Rules of Thumb for Browser State

  • Make state explicit. Using tools like React’s useState make state in your app really obvious, which helps avoid bugs.
  • Have a single source of local truth for each piece of information. If you store copies in two places they can get out of sync.
  • Centralize state when possible. Tools like Redux, which allow you to build a single state object for your browser logic, are great.

A More Complex Problem

Shared document editing:

  • You have one text document.
  • Several users can edit it at the same time.
  • You’d like to allow offline edits.

Problem: If two people make offline changes to the document and both come online, what does the document look like?

This is the problem of merging state, and there’s no general solution. But there are workable solutions for many specific cases.

Let’s look at a simpler case first:

  • You have people standing at the doors of a sports stadium counting how many people leave.
  • They have a web app with “+1” and “-1” buttons.
  • The app is primarily online, but is designed to work offline.
  • When offline, each browser stores a local count.
  • To merge multiple counts, you sum them together.
  • Because integer addition is commutative, this correctly merges the local states into a single global state.

But merging edits to a text document is more complicated. Some cases are easy, but others are harder - you can see this whenever you get a merge conflit in Git.

There isn’t really a good answer here - for the shared document problem - and the solution that most real apps have come up with is to split the document into conflcting versions stored with separate names and hope that humans resolve them.
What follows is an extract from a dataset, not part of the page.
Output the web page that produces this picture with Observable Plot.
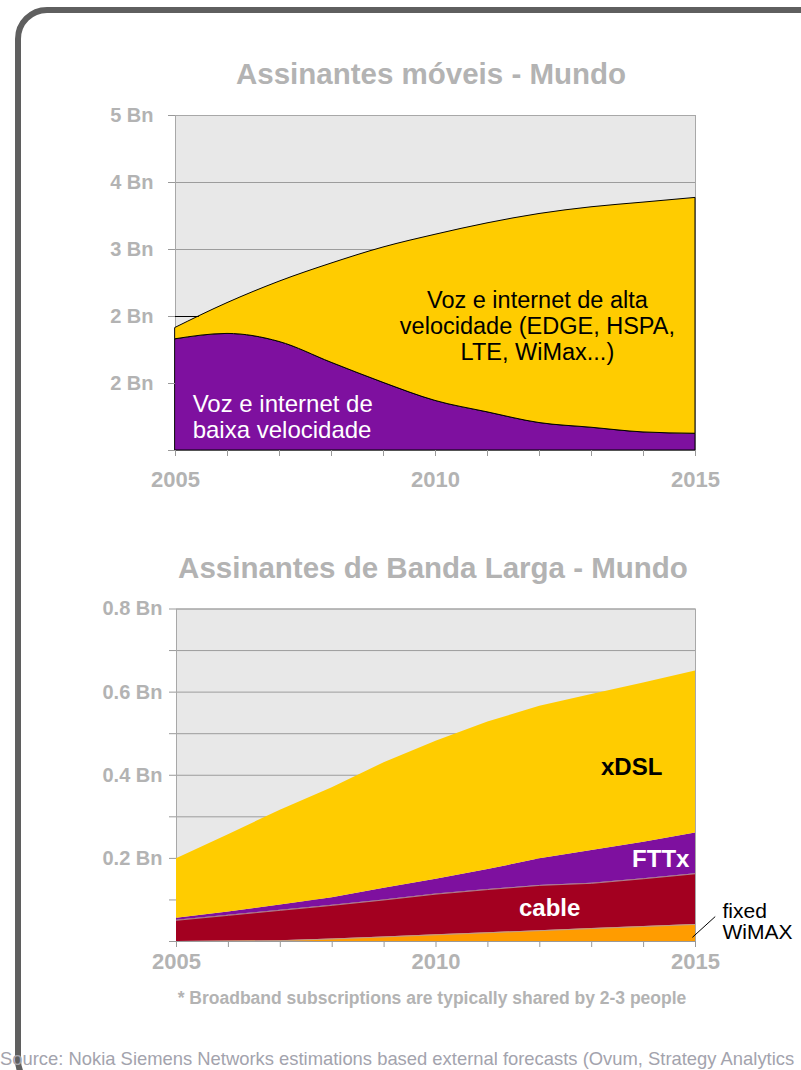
<!DOCTYPE html>
<html><head><meta charset="utf-8">
<script src="https://cdn.jsdelivr.net/npm/d3@7"></script>
<script src="https://cdn.jsdelivr.net/npm/@observablehq/plot@0.6"></script>
<style>
html,body{margin:0;padding:0;background:#fff;width:801px;height:1070px;overflow:hidden;position:relative;font-family:Arial,"Liberation Sans",sans-serif}
#frame{position:absolute;left:15px;top:7px;width:900px;height:1085px;border:6px solid #5f5f5f;border-radius:32px;box-sizing:border-box}
.title{position:absolute;transform:translateX(-50%);white-space:nowrap;font-weight:bold;color:#b3b3b3;font-size:29.5px;line-height:29.5px}
.chart{position:absolute;left:0}
#note{position:absolute;left:432px;top:990px;transform:translateX(-50%);white-space:nowrap;font-weight:bold;color:#b3b3b3;font-size:17.5px;line-height:17.5px}
#source{position:absolute;left:0;top:1050px;white-space:nowrap;color:#a3a3ad;font-size:18.4px;line-height:18.4px}
</style></head>
<body>
<div id="frame"></div>
<div class="title" style="left:431px;top:59px">Assinantes móveis - Mundo</div>
<div class="chart" id="c1" style="top:100px"></div>
<div class="title" style="left:433px;top:553px">Assinantes de Banda Larga - Mundo</div>
<div class="chart" id="c2" style="top:590px"></div>
<div id="note">* Broadband subscriptions are typically shared by 2-3 people</div>
<div id="source">Source: Nokia Siemens Networks estimations based external forecasts (Ovum, Strategy Analytics</div>
<script>
// ---- data ----
const years = [2005, 2006, 2007, 2008, 2009, 2010, 2011, 2012, 2013, 2014, 2015];
const yearLabels = ["2005", "2010", "2015"];

// Mobile subscribers (Bn)
const mobileSeries = ["Voz e internet de baixa velocidade", "Voz e internet de alta velocidade"];
const lowSpeed  = [1.66, 1.74, 1.62, 1.31, 1.01, 0.74, 0.57, 0.41, 0.34, 0.27, 0.25];
const highSpeed = [0.17, 0.46, 0.90, 1.48, 2.02, 2.48, 2.82, 3.12, 3.29, 3.43, 3.52];
const mobileTicks = [0, 1, 2, 3, 4, 5];
const mobileTickLabels = ["", "2 Bn", "2 Bn", "3 Bn", "4 Bn", "5 Bn"];

// Broadband subscribers (Bn)
const bbSeries = ["fixed WiMAX", "cable", "FTTx", "xDSL"];
const wimax = [0.000, 0.001, 0.002, 0.006, 0.011, 0.016, 0.021, 0.026, 0.031, 0.036, 0.041];
const cable = [0.051, 0.062, 0.073, 0.081, 0.089, 0.098, 0.104, 0.109, 0.109, 0.115, 0.122];
const fttx  = [0.005, 0.008, 0.013, 0.018, 0.028, 0.036, 0.048, 0.064, 0.079, 0.088, 0.098];
const xdsl  = [0.143, 0.186, 0.228, 0.265, 0.302, 0.332, 0.355, 0.367, 0.375, 0.383, 0.390];
const bbTicks = [0, 0.1, 0.2, 0.3, 0.4, 0.5, 0.6, 0.7, 0.8];
const bbTickLabels = ["", "", "0.2 Bn", "", "0.4 Bn", "", "0.6 Bn", "", "0.8 Bn"];

// ---- tables ----
const mobileValues = [lowSpeed, highSpeed];
const mobileData = mobileSeries.flatMap((s, i) => years.map((y, j) => ({year: y, series: s, value: mobileValues[i][j]})));
const totals = years.map((y, j) => lowSpeed[j] + highSpeed[j]);
// where the total first crosses the 2 Bn gridline
let cross = years[0];
for (let j = 0; j < years.length - 1; j++) {
  if (totals[j] <= 2 && totals[j + 1] > 2) { cross = years[j] + (2 - totals[j]) / (totals[j + 1] - totals[j]); break; }
}

const bbValues = [wimax, cable, fttx, xdsl];
const bbData = bbSeries.flatMap((s, i) => years.map((y, j) => ({year: y, series: s, value: bbValues[i][j]})));
const bbEdges = [];
let cum = years.map(() => 0);
for (let i = 0; i < 2; i++) {
  cum = cum.map((c, j) => c + bbValues[i][j]);
  years.forEach((y, j) => bbEdges.push({year: y, series: bbSeries[i], top: cum[j]}));
}

const font = "Arial, 'Liberation Sans', sans-serif";
const grey = "#b3b3b3";
const fmtYear = d => yearLabels.includes(String(d)) ? String(d) : "";

const p1 = Plot.plot({
  width: 801, height: 400,
  marginLeft: 175, marginRight: 106, marginTop: 15, marginBottom: 50,
  style: {fontFamily: font, background: "transparent", overflow: "visible"},
  x: {domain: [2005, 2015]},
  y: {domain: [0, 5]},
  color: {domain: mobileSeries, range: ["#7e109f", "#ffcc00"]},
  marks: [
    Plot.frame({fill: "#e8e8e8", stroke: null}),
    Plot.gridY(mobileTicks.slice(1), {stroke: "#9c9c9c", strokeOpacity: 1}),
    Plot.frame({stroke: "#a8a8a8"}),
    Plot.areaY(mobileData, {x: "year", y: "value", z: "series", fill: "series", stroke: "black", strokeWidth: 1, curve: "monotone-x"}),
    Plot.ruleY([2], {x1: years[0], x2: cross, stroke: "black"}),
    Plot.axisY({ticks: mobileTicks, tickFormat: d => mobileTickLabels[mobileTicks.indexOf(d)], tickSize: 7, tickPadding: 15,
      fontSize: 20, fontWeight: "bold", fill: grey, stroke: "#999", label: null}),
    Plot.axisX({ticks: years, tickFormat: fmtYear, tickSize: 6, tickPadding: 15,
      fontSize: 22, fontWeight: "bold", fill: grey, stroke: "#999", label: null}),
    Plot.text(["Voz e internet de alta\nvelocidade (EDGE, HSPA,\nLTE, WiMax...)"], {x: 2011.96, y: 1.86, text: d => d,
      fontSize: 23.5, lineHeight: 1.11, fill: "black", textAnchor: "middle"}),
    Plot.text(["Voz e internet de\nbaixa velocidade"], {x: 2005.33, y: 0.50, text: d => d,
      fontSize: 24, lineHeight: 1.05, fill: "white", textAnchor: "start"})
  ]
});
document.getElementById("c1").appendChild(p1);

const p2 = Plot.plot({
  width: 801, height: 400,
  marginLeft: 176, marginRight: 106, marginTop: 18.5, marginBottom: 49,
  style: {fontFamily: font, background: "transparent", overflow: "visible"},
  x: {domain: [2005, 2015]},
  y: {domain: [0, 0.8]},
  color: {domain: bbSeries, range: ["#ff9c00", "#a30020", "#7e109f", "#ffcc00"]},
  marks: [
    Plot.frame({fill: "#e8e8e8", stroke: null}),
    Plot.gridY(bbTicks.slice(1), {stroke: "#9c9c9c", strokeOpacity: 1}),
    Plot.frame({stroke: "#a8a8a8"}),
    Plot.areaY(bbData, {x: "year", y: "value", z: "series", fill: "series"}),
    Plot.line(bbEdges, {x: "year", y: "top", z: "series", stroke: "#b0a0a8", strokeWidth: 0.8}),
    Plot.ruleY([0], {stroke: "#999"}),
    Plot.axisY({ticks: bbTicks, tickFormat: d => bbTickLabels[bbTicks.indexOf(d)], tickSize: 7, tickPadding: 7,
      fontSize: 20, fontWeight: "bold", fill: grey, stroke: "#999", label: null}),
    Plot.axisX({ticks: years, tickFormat: fmtYear, tickSize: 6, tickPadding: 6,
      fontSize: 22, fontWeight: "bold", fill: grey, stroke: "#999", label: null}),
    Plot.text(["xDSL"], {x: 2013.77, y: 0.419, text: d => d, fontSize: 24, fontWeight: "bold", fill: "black", textAnchor: "middle"}),
    Plot.text(["FTTx"], {x: 2014.33, y: 0.198, text: d => d, fontSize: 24, fontWeight: "bold", fill: "white", textAnchor: "middle"}),
    Plot.text(["cable"], {x: 2012.19, y: 0.0795, text: d => d, fontSize: 24, fontWeight: "bold", fill: "white", textAnchor: "middle"}),
    Plot.link([0], {x1: 2014.94, y1: 0.01, x2: 2015.38, y2: 0.06, stroke: "black", strokeWidth: 1}),
    Plot.text(["fixed\nWiMAX"], {x: 2015.52, y: 0.047, text: d => d, fontSize: 21, lineHeight: 1.0, fill: "black", textAnchor: "start"})
  ]
});
document.getElementById("c2").appendChild(p2);
</script>
</body></html>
Let’s consider another simpler case:

  • A shared address book.
  • In this case, we can say that every edit to a contact creates a new version of that contact and the edit with the latest timestamp wins.
  • To avoid losing data, we can save all old versions and who created them and allow users to step through old versions.
  • Or, rather than storing whole contacts, we could store a log of changes. If two people add a phone # to the same contact simutaniously, it’s reasonable to get both #’s added.